WHAT TO WORK ON
Drop the images; return everything else in the listing below exactly.

(begin)

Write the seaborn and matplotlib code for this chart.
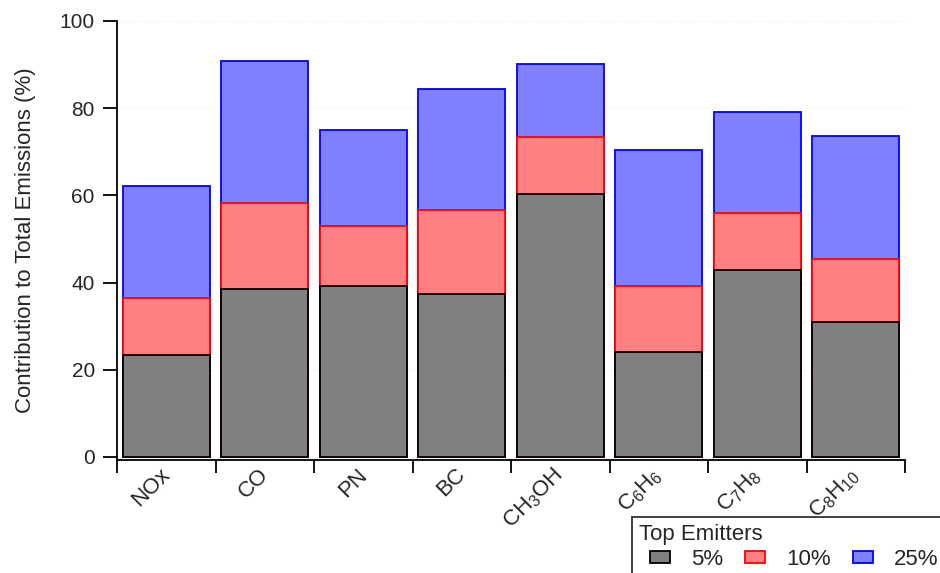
import matplotlib
matplotlib.use("Agg")
import matplotlib.pyplot as plt
from matplotlib.patches import Patch, Rectangle
from matplotlib.legend_handler import HandlerPatch
from matplotlib.transforms import ScaledTranslation
import seaborn as sns
import pandas as pd
import numpy as np

# Share of total emissions from the top 5 / 10 / 25 % of emitters
species = ["NOx", "CO", "PN", "BC", r"CH$_3$OH", r"C$_6$H$_6$", r"C$_7$H$_8$", r"C$_8$H$_{10}$"]
top5 = [23.5, 38.5, 39.1, 37.4, 60.4, 24.0, 42.8, 31.0]
top10 = [36.5, 58.3, 53.0, 56.7, 73.4, 39.2, 56.0, 45.3]
top25 = [62.2, 90.8, 75.1, 84.3, 90.1, 70.4, 79.1, 73.7]
groups = ["5%", "10%", "25%"]

fills = {"5%": "#808080", "10%": "#ff8080", "25%": "#8080ff"}
edges = {"5%": "#000000", "10%": "#ff0000", "25%": "#0000ff"}

sns.set_style("white")
plt.rcParams["font.family"] = ["Liberation Sans", "DejaVu Sans"]
plt.rcParams["mathtext.fontset"] = "custom"
plt.rcParams["mathtext.rm"] = "Liberation Sans"
plt.rcParams["mathtext.it"] = "Liberation Sans"

df = pd.DataFrame({"species": species, "5%": top5, "10%": top10, "25%": top25})

fig = plt.figure(figsize=(9.4, 5.73), dpi=100)
ax = fig.add_axes([117 / 940, 1 - 460 / 573, (905 - 117) / 940, (460 - 21) / 573])

# cumulative shares: draw the widest group first so smaller ones overlay it
for g in ["25%", "10%", "5%"]:
    sns.barplot(data=df, x="species", y=g, ax=ax, color=fills[g], width=0.88,
                edgecolor=edges[g], linewidth=1.3, saturation=1, order=species)

ax.set_xlim(-0.5, len(species) - 0.5)
ax.set_ylim(-0.7, 100)
ax.set_yticks([0, 20, 40, 60, 80, 100])
ax.yaxis.grid(True, color="#eeeeee", linestyle=":", linewidth=0.8)
ax.set_axisbelow(True)

for s in ["top", "right"]:
    ax.spines[s].set_visible(False)
for s in ["left", "bottom"]:
    ax.spines[s].set_color("black")
    ax.spines[s].set_linewidth(1.3)

ax.tick_params(axis="y", which="major", direction="out", length=10, width=1.3,
               labelsize=15, pad=6, left=True, color="black")
ax.set_ylabel("Contribution to Total Emissions (%)", fontsize=16, labelpad=17)
ax.set_xlabel("")

# category boundaries carry the tick marks; names sit at the centres
ax.set_xticks(np.arange(-0.5, len(species), 1.0))
ax.set_xticklabels([])
ax.tick_params(axis="x", which="major", direction="out", length=9, width=1.3,
               bottom=True, color="black")
ax.set_xticks(np.arange(len(species)), minor=True)
ax.set_xticklabels(species, minor=True, rotation=45, ha="right", va="top",
                   fontsize=16)
ax.tick_params(axis="x", which="minor", length=0, pad=6)
shift = ScaledTranslation(0.08, 0.04, fig.dpi_scale_trans)
for lab in ax.get_xticklabels(minor=True):
    lab.set_transform(lab.get_transform() + shift)


def offset_box(legend, orig_handle, xdescent, ydescent, width, height, fontsize):
    # small swatch pushed to the right end of the handle slot
    w, h = 14.4, 8.6
    return Rectangle((-xdescent + width - w, -ydescent + (height - h) / 2), w, h)


handles = [Patch(facecolor=fills[g], edgecolor=edges[g], linewidth=1.3, label=g)
           for g in groups]
leg = fig.legend(handles=handles, title="Top Emitters", ncol=3,
                 loc="upper left", bbox_to_anchor=(632 / 940, 1 - 517 / 573),
                 fontsize=16, title_fontsize=16, frameon=True, fancybox=False,
                 edgecolor="black", handlelength=1.4, handleheight=0.7,
                 columnspacing=0.5, handletextpad=0.95, borderpad=0.3,
                 labelspacing=0.2, borderaxespad=0,
                 handler_map={Patch: HandlerPatch(patch_func=offset_box)})
leg.get_frame().set_linewidth(1.3)
leg._legend_box.align = "left"

fig.savefig("out.png", dpi=100)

(end)

TASK RESPONSE
Write the seaborn and matplotlib code for this chart.
import matplotlib
matplotlib.use("Agg")
import matplotlib.pyplot as plt
from matplotlib.patches import Patch, Rectangle
from matplotlib.legend_handler import HandlerPatch
from matplotlib.transforms import ScaledTranslation
import seaborn as sns
import pandas as pd
import numpy as np

# Share of total emissions from the top 5 / 10 / 25 % of emitters
species = ["NOx", "CO", "PN", "BC", r"CH$_3$OH", r"C$_6$H$_6$", r"C$_7$H$_8$", r"C$_8$H$_{10}$"]
top5 = [23.5, 38.5, 39.1, 37.4, 60.4, 24.0, 42.8, 31.0]
top10 = [36.5, 58.3, 53.0, 56.7, 73.4, 39.2, 56.0, 45.3]
top25 = [62.2, 90.8, 75.1, 84.3, 90.1, 70.4, 79.1, 73.7]
groups = ["5%", "10%", "25%"]

fills = {"5%": "#808080", "10%": "#ff8080", "25%": "#8080ff"}
edges = {"5%": "#000000", "10%": "#ff0000", "25%": "#0000ff"}

sns.set_style("white")
plt.rcParams["font.family"] = ["Liberation Sans", "DejaVu Sans"]
plt.rcParams["mathtext.fontset"] = "custom"
plt.rcParams["mathtext.rm"] = "Liberation Sans"
plt.rcParams["mathtext.it"] = "Liberation Sans"

df = pd.DataFrame({"species": species, "5%": top5, "10%": top10, "25%": top25})

fig = plt.figure(figsize=(9.4, 5.73), dpi=100)
ax = fig.add_axes([117 / 940, 1 - 460 / 573, (905 - 117) / 940, (460 - 21) / 573])

# cumulative shares: draw the widest group first so smaller ones overlay it
for g in ["25%", "10%", "5%"]:
    sns.barplot(data=df, x="species", y=g, ax=ax, color=fills[g], width=0.88,
                edgecolor=edges[g], linewidth=1.3, saturation=1, order=species)

ax.set_xlim(-0.5, len(species) - 0.5)
ax.set_ylim(-0.7, 100)
ax.set_yticks([0, 20, 40, 60, 80, 100])
ax.yaxis.grid(True, color="#eeeeee", linestyle=":", linewidth=0.8)
ax.set_axisbelow(True)

for s in ["top", "right"]:
    ax.spines[s].set_visible(False)
for s in ["left", "bottom"]:
    ax.spines[s].set_color("black")
    ax.spines[s].set_linewidth(1.3)

ax.tick_params(axis="y", which="major", direction="out", length=10, width=1.3,
               labelsize=15, pad=6, left=True, color="black")
ax.set_ylabel("Contribution to Total Emissions (%)", fontsize=16, labelpad=17)
ax.set_xlabel("")

# category boundaries carry the tick marks; names sit at the centres
ax.set_xticks(np.arange(-0.5, len(species), 1.0))
ax.set_xticklabels([])
ax.tick_params(axis="x", which="major", direction="out", length=9, width=1.3,
               bottom=True, color="black")
ax.set_xticks(np.arange(len(species)), minor=True)
ax.set_xticklabels(species, minor=True, rotation=45, ha="right", va="top",
                   fontsize=16)
ax.tick_params(axis="x", which="minor", length=0, pad=6)
shift = ScaledTranslation(0.08, 0.04, fig.dpi_scale_trans)
for lab in ax.get_xticklabels(minor=True):
    lab.set_transform(lab.get_transform() + shift)


def offset_box(legend, orig_handle, xdescent, ydescent, width, height, fontsize):
    # small swatch pushed to the right end of the handle slot
    w, h = 14.4, 8.6
    return Rectangle((-xdescent + width - w, -ydescent + (height - h) / 2), w, h)


handles = [Patch(facecolor=fills[g], edgecolor=edges[g], linewidth=1.3, label=g)
           for g in groups]
leg = fig.legend(handles=handles, title="Top Emitters", ncol=3,
                 loc="upper left", bbox_to_anchor=(632 / 940, 1 - 517 / 573),
                 fontsize=16, title_fontsize=16, frameon=True, fancybox=False,
                 edgecolor="black", handlelength=1.4, handleheight=0.7,
                 columnspacing=0.5, handletextpad=0.95, borderpad=0.3,
                 labelspacing=0.2, borderaxespad=0,
                 handler_map={Patch: HandlerPatch(patch_func=offset_box)})
leg.get_frame().set_linewidth(1.3)
leg._legend_box.align = "left"

fig.savefig("out.png", dpi=100)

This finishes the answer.